▸ MATERIAL FOR THIS TASK:
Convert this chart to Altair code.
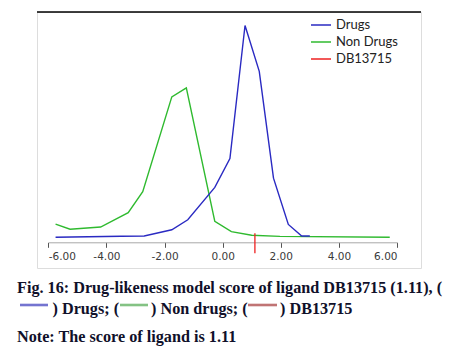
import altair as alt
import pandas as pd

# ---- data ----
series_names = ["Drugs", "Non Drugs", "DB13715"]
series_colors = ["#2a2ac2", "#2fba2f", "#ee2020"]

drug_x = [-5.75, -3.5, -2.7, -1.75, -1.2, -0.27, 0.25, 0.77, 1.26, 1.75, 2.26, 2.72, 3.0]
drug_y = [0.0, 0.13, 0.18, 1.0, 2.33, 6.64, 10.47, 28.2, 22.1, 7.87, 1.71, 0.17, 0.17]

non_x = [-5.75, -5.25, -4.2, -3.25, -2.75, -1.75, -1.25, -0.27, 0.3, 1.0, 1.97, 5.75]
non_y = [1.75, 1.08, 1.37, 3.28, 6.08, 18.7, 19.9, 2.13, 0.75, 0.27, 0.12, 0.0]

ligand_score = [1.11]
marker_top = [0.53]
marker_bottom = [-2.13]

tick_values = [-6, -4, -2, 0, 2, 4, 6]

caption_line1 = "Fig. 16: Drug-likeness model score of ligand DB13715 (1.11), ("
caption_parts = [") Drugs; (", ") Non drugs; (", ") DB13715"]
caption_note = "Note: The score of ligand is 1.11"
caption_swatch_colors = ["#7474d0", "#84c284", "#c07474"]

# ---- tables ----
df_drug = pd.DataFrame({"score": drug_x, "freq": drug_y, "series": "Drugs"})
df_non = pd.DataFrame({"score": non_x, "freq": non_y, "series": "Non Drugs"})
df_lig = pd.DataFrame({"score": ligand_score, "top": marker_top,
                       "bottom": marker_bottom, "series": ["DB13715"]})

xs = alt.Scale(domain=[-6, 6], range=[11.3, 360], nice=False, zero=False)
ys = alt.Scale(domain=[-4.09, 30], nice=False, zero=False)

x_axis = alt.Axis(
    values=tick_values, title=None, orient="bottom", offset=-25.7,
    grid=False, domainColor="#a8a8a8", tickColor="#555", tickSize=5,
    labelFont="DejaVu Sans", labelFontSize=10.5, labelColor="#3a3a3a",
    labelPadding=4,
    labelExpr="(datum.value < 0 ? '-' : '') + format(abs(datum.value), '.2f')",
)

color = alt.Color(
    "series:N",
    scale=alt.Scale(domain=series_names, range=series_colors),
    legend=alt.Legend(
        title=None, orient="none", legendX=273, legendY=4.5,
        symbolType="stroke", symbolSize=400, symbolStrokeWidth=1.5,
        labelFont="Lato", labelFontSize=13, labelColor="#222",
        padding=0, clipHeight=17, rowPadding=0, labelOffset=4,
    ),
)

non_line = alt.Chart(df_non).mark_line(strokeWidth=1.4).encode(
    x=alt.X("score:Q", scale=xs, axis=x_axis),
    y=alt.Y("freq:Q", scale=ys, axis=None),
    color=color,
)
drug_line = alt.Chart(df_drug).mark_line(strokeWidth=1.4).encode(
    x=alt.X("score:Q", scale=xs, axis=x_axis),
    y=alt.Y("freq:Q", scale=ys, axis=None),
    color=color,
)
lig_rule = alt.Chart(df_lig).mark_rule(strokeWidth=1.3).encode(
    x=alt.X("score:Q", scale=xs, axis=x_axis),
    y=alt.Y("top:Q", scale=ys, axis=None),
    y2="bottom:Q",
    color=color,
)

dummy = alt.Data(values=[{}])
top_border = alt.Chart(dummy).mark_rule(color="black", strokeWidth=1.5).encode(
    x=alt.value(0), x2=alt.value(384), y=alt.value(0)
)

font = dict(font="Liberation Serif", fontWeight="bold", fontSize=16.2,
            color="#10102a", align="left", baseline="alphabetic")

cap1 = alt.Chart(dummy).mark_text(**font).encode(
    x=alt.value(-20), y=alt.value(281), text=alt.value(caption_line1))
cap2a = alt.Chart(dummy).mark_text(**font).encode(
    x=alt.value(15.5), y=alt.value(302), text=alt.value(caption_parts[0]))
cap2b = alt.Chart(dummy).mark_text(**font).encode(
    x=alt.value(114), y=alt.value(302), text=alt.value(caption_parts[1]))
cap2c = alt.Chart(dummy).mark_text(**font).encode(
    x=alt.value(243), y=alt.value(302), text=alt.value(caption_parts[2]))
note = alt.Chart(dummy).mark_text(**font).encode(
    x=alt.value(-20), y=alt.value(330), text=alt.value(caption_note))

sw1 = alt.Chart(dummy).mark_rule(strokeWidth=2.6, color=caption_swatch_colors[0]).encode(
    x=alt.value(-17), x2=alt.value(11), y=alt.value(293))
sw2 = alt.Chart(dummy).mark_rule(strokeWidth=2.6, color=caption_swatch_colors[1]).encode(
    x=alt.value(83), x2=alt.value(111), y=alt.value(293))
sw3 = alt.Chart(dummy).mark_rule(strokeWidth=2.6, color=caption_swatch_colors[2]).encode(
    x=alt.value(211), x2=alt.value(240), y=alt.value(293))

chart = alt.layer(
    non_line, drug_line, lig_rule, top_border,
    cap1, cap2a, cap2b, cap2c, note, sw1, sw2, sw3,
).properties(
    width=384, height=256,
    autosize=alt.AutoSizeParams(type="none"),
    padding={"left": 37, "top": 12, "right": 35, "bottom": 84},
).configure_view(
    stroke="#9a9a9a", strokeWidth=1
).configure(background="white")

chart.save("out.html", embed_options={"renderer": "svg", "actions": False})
...
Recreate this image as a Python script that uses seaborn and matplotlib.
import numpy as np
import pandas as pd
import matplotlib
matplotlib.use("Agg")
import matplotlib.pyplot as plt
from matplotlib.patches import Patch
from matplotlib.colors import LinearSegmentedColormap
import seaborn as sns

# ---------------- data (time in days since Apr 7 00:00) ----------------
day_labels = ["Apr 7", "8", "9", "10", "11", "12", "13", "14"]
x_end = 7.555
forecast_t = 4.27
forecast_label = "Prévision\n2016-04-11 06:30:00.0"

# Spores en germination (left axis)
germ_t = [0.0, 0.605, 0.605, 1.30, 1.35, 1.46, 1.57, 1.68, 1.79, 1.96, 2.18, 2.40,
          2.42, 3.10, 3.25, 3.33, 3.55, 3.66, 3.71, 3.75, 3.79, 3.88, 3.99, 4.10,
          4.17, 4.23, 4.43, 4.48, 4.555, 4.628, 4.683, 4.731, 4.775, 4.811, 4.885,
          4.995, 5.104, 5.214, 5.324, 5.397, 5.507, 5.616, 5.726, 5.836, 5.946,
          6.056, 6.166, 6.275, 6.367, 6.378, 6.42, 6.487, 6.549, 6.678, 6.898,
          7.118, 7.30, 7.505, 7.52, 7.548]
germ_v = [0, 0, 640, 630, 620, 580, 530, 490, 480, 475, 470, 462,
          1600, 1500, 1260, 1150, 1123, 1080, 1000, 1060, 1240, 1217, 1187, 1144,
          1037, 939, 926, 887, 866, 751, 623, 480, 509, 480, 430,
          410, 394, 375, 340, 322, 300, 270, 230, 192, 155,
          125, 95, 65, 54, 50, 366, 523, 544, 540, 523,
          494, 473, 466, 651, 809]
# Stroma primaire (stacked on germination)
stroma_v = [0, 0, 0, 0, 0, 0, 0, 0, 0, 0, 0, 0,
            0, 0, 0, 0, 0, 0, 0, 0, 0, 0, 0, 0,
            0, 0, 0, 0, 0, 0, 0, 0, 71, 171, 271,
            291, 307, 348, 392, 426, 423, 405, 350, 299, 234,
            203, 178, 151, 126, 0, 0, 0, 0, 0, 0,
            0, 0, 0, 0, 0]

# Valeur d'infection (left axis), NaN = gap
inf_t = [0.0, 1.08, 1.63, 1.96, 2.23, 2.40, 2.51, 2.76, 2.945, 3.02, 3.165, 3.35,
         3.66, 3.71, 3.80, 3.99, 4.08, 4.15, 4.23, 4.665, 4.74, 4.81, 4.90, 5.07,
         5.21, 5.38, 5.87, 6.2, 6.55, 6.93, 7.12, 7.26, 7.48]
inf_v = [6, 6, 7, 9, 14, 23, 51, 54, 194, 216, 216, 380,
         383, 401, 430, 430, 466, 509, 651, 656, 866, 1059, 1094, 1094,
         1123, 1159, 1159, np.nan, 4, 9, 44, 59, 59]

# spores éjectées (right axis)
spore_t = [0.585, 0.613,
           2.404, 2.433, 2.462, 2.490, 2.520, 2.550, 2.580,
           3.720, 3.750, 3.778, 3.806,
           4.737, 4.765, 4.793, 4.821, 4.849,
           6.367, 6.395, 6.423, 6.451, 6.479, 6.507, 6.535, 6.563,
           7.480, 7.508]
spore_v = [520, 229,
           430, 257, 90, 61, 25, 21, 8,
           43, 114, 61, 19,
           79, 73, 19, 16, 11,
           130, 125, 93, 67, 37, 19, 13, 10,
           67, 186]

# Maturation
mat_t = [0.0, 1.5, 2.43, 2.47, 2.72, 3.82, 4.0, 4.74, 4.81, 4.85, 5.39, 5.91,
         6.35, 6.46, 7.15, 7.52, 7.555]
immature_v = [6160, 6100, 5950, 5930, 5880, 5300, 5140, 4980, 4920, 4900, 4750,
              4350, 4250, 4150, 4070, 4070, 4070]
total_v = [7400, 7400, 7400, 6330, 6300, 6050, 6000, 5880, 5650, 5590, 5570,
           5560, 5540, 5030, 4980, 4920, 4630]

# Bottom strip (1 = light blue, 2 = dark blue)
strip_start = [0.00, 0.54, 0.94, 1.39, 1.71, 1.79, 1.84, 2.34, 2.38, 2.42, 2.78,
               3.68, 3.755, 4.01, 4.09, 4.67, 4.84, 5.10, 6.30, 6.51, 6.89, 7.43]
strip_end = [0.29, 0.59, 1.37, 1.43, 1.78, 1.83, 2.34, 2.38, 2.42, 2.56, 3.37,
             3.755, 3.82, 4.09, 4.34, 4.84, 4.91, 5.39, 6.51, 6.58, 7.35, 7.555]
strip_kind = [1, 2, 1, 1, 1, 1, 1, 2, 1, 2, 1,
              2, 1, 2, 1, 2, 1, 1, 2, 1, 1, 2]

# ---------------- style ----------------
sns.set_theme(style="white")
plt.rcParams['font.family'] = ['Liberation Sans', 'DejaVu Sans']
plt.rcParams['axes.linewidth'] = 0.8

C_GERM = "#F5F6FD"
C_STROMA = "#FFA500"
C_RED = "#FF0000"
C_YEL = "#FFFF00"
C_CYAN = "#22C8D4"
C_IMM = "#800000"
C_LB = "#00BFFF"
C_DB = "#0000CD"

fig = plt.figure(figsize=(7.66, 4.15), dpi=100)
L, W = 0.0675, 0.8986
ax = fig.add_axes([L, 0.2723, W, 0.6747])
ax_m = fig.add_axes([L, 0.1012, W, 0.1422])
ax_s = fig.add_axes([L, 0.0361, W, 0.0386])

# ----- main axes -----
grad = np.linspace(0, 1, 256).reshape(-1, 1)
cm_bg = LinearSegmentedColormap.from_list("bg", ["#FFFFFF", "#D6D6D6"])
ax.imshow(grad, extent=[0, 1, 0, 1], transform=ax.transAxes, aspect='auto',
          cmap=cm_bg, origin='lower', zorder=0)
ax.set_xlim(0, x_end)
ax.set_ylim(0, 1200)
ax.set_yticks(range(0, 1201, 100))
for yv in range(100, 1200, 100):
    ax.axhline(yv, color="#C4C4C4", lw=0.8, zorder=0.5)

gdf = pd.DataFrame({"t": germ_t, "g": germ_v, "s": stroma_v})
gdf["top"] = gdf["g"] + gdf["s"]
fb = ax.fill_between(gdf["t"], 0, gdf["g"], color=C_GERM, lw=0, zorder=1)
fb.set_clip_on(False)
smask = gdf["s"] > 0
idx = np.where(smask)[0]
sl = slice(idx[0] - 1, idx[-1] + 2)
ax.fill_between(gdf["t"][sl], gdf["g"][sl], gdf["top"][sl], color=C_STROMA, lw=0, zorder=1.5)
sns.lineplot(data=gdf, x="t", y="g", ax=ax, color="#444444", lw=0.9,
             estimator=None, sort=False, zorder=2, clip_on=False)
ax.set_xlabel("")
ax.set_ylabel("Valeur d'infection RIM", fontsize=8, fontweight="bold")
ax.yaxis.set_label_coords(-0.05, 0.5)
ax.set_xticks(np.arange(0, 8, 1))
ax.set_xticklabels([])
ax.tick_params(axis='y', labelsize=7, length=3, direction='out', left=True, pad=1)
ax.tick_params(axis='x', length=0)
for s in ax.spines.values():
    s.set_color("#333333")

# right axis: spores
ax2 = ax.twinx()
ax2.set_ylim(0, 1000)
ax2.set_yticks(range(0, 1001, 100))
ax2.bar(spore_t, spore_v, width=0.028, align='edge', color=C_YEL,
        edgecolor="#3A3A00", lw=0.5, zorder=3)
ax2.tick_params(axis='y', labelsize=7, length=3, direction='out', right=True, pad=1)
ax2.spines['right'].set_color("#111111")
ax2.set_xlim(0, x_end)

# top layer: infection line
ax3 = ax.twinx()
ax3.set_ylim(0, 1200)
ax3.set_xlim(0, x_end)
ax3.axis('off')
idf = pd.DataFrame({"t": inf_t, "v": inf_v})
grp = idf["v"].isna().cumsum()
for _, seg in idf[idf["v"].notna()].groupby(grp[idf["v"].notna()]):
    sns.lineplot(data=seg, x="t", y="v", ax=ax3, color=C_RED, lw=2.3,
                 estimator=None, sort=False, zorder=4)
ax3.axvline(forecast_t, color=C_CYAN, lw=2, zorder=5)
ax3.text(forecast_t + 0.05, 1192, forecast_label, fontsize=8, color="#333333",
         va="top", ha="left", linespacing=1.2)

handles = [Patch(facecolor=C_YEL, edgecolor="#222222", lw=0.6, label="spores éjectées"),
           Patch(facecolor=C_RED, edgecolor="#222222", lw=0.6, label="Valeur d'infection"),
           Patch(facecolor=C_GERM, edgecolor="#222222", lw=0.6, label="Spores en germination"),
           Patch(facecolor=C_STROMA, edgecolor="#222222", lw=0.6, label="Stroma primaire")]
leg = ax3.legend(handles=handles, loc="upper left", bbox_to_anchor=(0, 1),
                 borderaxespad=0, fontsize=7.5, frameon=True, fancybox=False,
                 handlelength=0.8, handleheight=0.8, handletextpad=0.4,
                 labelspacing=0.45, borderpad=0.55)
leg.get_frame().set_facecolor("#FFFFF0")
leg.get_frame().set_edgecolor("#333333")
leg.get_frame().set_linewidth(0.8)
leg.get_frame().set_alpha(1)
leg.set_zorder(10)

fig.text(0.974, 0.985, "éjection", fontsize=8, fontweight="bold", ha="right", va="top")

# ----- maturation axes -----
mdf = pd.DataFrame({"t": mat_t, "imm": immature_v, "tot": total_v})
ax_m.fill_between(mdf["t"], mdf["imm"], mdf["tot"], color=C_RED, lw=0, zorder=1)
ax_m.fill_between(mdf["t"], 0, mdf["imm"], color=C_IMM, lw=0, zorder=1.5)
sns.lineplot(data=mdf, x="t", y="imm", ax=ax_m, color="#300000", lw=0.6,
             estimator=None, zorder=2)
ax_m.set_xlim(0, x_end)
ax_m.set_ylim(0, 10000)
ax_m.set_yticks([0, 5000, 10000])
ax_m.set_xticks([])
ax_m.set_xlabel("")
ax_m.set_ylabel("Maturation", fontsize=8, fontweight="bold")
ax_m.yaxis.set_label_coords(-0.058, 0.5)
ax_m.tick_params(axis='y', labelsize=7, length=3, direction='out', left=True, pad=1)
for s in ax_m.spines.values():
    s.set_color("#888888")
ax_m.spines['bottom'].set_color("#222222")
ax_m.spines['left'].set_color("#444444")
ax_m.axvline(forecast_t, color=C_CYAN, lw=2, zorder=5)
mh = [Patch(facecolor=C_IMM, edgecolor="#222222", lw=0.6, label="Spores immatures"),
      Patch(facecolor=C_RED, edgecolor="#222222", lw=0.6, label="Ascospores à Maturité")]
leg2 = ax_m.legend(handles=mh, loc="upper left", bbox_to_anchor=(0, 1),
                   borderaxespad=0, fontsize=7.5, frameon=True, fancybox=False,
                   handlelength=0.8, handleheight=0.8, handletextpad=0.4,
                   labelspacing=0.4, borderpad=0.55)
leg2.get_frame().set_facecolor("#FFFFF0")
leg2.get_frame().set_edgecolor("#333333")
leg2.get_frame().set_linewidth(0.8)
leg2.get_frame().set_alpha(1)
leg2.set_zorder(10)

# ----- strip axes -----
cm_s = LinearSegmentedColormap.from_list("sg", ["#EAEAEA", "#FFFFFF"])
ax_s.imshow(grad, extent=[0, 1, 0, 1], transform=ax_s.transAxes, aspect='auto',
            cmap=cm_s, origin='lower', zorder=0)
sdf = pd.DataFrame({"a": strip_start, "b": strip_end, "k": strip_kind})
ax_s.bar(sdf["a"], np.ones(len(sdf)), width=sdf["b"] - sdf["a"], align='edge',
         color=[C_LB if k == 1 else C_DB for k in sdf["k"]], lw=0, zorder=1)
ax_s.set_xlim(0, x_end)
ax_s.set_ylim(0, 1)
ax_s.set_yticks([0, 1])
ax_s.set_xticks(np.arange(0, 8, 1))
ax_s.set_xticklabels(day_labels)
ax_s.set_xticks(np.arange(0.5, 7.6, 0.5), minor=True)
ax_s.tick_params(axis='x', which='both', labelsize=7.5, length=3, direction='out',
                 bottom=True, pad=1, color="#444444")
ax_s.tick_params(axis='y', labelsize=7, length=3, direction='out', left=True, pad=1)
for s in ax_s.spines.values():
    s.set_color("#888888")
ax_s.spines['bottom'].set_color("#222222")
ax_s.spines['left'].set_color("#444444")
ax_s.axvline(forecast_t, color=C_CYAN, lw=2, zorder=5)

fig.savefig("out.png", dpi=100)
==
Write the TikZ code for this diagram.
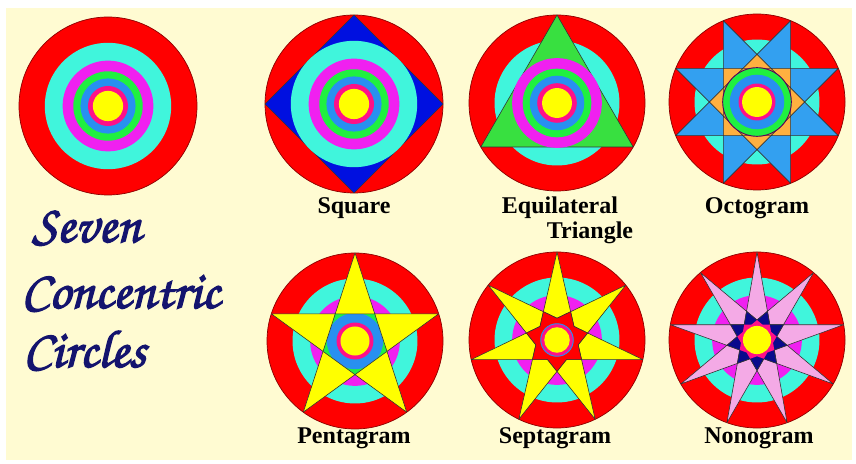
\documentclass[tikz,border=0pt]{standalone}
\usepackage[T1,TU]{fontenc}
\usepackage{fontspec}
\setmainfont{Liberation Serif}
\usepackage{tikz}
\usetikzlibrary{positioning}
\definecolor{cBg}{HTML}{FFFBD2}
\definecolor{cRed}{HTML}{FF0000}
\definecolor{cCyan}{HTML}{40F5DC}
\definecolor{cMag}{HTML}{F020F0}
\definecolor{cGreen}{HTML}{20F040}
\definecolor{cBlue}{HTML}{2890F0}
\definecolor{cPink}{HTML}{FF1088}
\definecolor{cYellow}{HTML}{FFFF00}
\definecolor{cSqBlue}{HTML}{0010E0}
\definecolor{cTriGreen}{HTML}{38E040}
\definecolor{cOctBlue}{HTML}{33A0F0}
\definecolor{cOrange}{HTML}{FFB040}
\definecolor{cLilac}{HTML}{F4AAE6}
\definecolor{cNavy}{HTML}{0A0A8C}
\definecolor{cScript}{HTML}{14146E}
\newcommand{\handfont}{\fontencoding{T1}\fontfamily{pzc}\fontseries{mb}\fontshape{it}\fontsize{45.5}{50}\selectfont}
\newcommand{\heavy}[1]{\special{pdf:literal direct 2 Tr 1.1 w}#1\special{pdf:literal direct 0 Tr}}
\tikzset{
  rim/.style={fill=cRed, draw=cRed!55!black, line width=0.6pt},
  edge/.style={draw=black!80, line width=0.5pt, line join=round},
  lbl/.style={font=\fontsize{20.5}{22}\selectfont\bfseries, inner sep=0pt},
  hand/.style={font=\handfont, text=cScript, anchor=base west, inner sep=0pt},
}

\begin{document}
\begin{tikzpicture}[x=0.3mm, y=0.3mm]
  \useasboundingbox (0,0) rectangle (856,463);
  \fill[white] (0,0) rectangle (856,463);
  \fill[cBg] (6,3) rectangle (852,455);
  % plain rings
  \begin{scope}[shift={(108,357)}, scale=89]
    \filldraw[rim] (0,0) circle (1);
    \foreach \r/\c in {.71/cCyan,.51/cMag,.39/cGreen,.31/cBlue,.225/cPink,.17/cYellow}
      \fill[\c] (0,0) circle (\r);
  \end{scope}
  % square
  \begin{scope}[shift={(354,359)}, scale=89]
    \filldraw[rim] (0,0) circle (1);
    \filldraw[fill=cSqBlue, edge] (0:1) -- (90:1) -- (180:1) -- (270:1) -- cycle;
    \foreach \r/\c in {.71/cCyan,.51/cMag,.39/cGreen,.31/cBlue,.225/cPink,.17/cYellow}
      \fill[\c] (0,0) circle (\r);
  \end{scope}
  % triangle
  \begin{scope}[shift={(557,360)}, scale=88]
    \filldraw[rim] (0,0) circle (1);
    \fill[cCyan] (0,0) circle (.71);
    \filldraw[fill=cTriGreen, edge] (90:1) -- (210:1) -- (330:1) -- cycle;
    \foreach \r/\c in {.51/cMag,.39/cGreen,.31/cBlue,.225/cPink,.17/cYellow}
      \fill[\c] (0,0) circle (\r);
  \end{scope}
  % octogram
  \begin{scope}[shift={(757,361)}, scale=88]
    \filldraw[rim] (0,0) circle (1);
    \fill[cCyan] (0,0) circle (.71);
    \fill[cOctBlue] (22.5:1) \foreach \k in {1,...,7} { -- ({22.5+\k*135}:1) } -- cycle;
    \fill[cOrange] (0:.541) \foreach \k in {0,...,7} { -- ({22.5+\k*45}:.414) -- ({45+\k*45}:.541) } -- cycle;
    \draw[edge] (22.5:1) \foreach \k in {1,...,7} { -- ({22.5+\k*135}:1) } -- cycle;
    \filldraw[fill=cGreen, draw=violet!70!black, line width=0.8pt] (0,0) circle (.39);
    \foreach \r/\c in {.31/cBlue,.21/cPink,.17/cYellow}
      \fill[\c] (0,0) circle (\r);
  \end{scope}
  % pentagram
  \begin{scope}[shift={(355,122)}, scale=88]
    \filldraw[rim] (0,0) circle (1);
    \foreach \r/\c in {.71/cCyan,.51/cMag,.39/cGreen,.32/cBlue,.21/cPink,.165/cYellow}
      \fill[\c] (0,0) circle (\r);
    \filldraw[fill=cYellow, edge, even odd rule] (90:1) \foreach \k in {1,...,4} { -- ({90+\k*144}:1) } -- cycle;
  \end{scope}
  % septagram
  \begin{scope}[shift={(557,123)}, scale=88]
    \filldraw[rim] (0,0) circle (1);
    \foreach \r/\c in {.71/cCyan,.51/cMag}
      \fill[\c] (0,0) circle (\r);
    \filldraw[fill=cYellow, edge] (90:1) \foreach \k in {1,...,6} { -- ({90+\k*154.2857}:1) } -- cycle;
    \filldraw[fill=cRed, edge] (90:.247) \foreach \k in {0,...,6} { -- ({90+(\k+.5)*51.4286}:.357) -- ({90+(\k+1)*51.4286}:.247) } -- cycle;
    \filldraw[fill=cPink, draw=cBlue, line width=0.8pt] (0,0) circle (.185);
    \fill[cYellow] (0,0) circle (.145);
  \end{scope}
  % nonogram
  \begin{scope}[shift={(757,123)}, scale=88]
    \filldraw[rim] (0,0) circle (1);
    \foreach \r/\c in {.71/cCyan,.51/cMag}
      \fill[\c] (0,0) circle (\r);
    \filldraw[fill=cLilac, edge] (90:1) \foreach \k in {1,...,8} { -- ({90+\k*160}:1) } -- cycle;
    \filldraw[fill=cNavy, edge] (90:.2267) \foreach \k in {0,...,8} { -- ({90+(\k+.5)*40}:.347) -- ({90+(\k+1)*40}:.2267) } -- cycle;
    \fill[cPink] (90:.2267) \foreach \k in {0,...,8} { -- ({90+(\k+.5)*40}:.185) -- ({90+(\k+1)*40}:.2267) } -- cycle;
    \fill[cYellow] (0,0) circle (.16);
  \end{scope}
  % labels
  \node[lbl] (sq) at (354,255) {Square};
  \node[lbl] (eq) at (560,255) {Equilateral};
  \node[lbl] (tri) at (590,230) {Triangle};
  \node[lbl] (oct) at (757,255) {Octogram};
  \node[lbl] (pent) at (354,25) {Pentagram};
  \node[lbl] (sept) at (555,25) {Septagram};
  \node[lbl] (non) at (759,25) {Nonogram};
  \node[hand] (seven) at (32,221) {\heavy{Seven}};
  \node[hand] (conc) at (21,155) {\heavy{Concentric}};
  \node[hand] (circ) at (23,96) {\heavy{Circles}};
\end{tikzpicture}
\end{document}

▸ EXERCISE DETAILS: Exactly and only the lines from the line with "Convert this chart to Altair code." to the line with "0.27, 0.12, 0.0]", both ends included, should be echoed. Do not carry over the pictures.

▸ WRITTEN SOLUTION:
Convert this chart to Altair code.
import altair as alt
import pandas as pd

# ---- data ----
series_names = ["Drugs", "Non Drugs", "DB13715"]
series_colors = ["#2a2ac2", "#2fba2f", "#ee2020"]

drug_x = [-5.75, -3.5, -2.7, -1.75, -1.2, -0.27, 0.25, 0.77, 1.26, 1.75, 2.26, 2.72, 3.0]
drug_y = [0.0, 0.13, 0.18, 1.0, 2.33, 6.64, 10.47, 28.2, 22.1, 7.87, 1.71, 0.17, 0.17]

non_x = [-5.75, -5.25, -4.2, -3.25, -2.75, -1.75, -1.25, -0.27, 0.3, 1.0, 1.97, 5.75]
non_y = [1.75, 1.08, 1.37, 3.28, 6.08, 18.7, 19.9, 2.13, 0.75, 0.27, 0.12, 0.0]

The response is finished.